Watling and her team think the geoglyphs were sporadically used public gathering places where ceremonial and ritual activities took place. However, what they really wanted to know is how much trouble the ancient people went through to build these things. To find out, they created a 6,000-year land use history at two sites by examining the soils.
Taking dirt from inside and outside of the two geoglyphs, they analyzed tiny silica plant fossils called phytoliths to figure out what plants dominated the area at different times. They also looked for charcoal to figure out when and how much these prehistoric peoples burned the forest to clear space, and ran carbon-stable isotope analyses to assess how dense the vegetation was in different areas over time.

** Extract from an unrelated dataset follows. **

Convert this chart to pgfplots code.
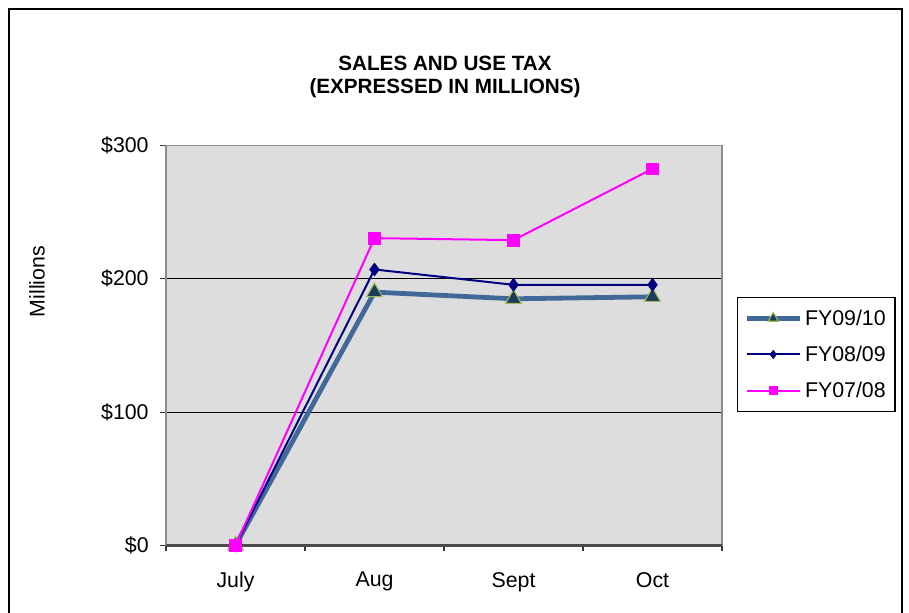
\documentclass[border=0pt]{standalone}
\usepackage{pgfplots}
\pgfplotsset{compat=1.18}
\usepackage{fontspec}
\setmainfont{Liberation Sans}
\definecolor{bg}{RGB}{221,221,221}
\definecolor{sline}{RGB}{66,104,154}
\definecolor{sfill}{RGB}{28,58,90}
\definecolor{sedge}{RGB}{155,187,89}
\definecolor{navy}{RGB}{0,0,128}
\definecolor{mag}{RGB}{255,0,255}
\begin{document}
\begin{tikzpicture}[x=0.75pt,y=0.75pt]
\path[use as bounding box, fill=white] (0,0) rectangle (909,612);
\draw[line width=2.2pt, black] (9,-5) -- (9,603) -- (902,603) -- (902,-5);
\node[font=\bfseries\fontsize{15.5}{17}\selectfont, align=center] at (445,535) {SALES AND USE TAX\\(EXPRESSED IN MILLIONS)};
\begin{axis}[
  at={(124.5pt,49.9pt)}, anchor=south west,
  width=417pt, height=300pt, scale only axis,
  xmin=-0.5, xmax=3.5, ymin=0, ymax=300,
  clip=false,
  font=\fontsize{16}{18}\selectfont,
  /pgf/number format/assume math mode=true,
  tick pos=left,
  xtick={0,1,2,3}, xticklabels={July,Aug,Sept,Oct},
  major x tick style={draw=none},
  minor xtick={-0.5,0.5,1.5,2.5,3.5},
  minor x tick style={draw=black!80, line width=0.9pt},
  minor tick length=4.5pt,
  ytick={0,100,200,300},
  yticklabel={\$\pgfmathprintnumber{\tick}},
  major y tick style={draw=black!80, line width=0.9pt},
  major tick length=4.5pt,
  tick align=outside,
  xticklabel style={yshift=-12pt},
  yticklabel style={xshift=-5pt},
  ymajorgrids, grid style={black, line width=0.9pt},
  axis background/.style={fill=bg},
  axis line style={draw=black!45, line width=1.4pt},
  ylabel={Millions},
  ylabel style={at={(axis description cs:-0.232,0.66)}, anchor=center, font=\fontsize{16}{18}\selectfont},
  legend style={at={(axis description cs:1.027,0.621)}, anchor=north west,
    draw=black, line width=0.8pt, font=\fontsize{16}{18}\selectfont,
    row sep=10pt, inner xsep=5pt, inner ysep=7pt},
  legend cell align=left,
  legend image code/.code={\draw[mark repeat=2,mark phase=2, every mark/.append style={scale=0.65}] plot coordinates {(0pt,0pt)(20pt,0pt)(40pt,0pt)};},
]
\draw[black!70, line width=2.2pt] (axis cs:-0.5,0) -- (axis cs:3.5,0);
\addplot[sline, line width=3.6pt, mark=triangle*, mark size=6.8pt,
  mark options={fill=sfill, draw=sedge, line width=0.8pt}]
  coordinates {(0,0) (1,190) (2,185) (3,186.5)};
\addlegendentry{FY09/10}
\addplot[navy, line width=1.5pt, mark=diamond*, mark size=4.8pt,
  mark options={fill=navy, draw=navy, line width=0.5pt}]
  coordinates {(0,0) (1,207) (2,195.5) (3,195.5)};
\addlegendentry{FY08/09}
\addplot[mag, line width=1.5pt, mark=square*, mark size=4.4pt,
  mark options={fill=mag, draw=mag, line width=0.5pt}]
  coordinates {(0,0) (1,230.5) (2,229) (3,282.5)};
\addlegendentry{FY07/08}
\end{axis}
\end{tikzpicture}
\end{document}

The researchers found that around 4,000 years ago the forests in the area were mostly comprised of bamboo, and that humans began burning small sections to make room for agriculture and to construct these geoglyphs. They even weeded out underbrush and cut down trees that were of no use to them, in order to make room for trees like palms that provided useful materials and food.
In short, compared with modern agroforesters who have taken it upon themselves to mow down about 20 percent of the largest rainforest in the world to date, the ancient Amazonians were surprisingly savvy practitioners of their craft:
"Deforestation in this area today is complete and long-lasting," says Watling. "In our record, we found that deforestation, when it occurred, was temporary and on a smaller spatial scale. The emphasis in the past was on managing the forest to concentrate useful resources like trees."
So why are we mowing down the rainforests, and could we be better managing the process? It's worth considering, and perhaps looking to the past for guidance.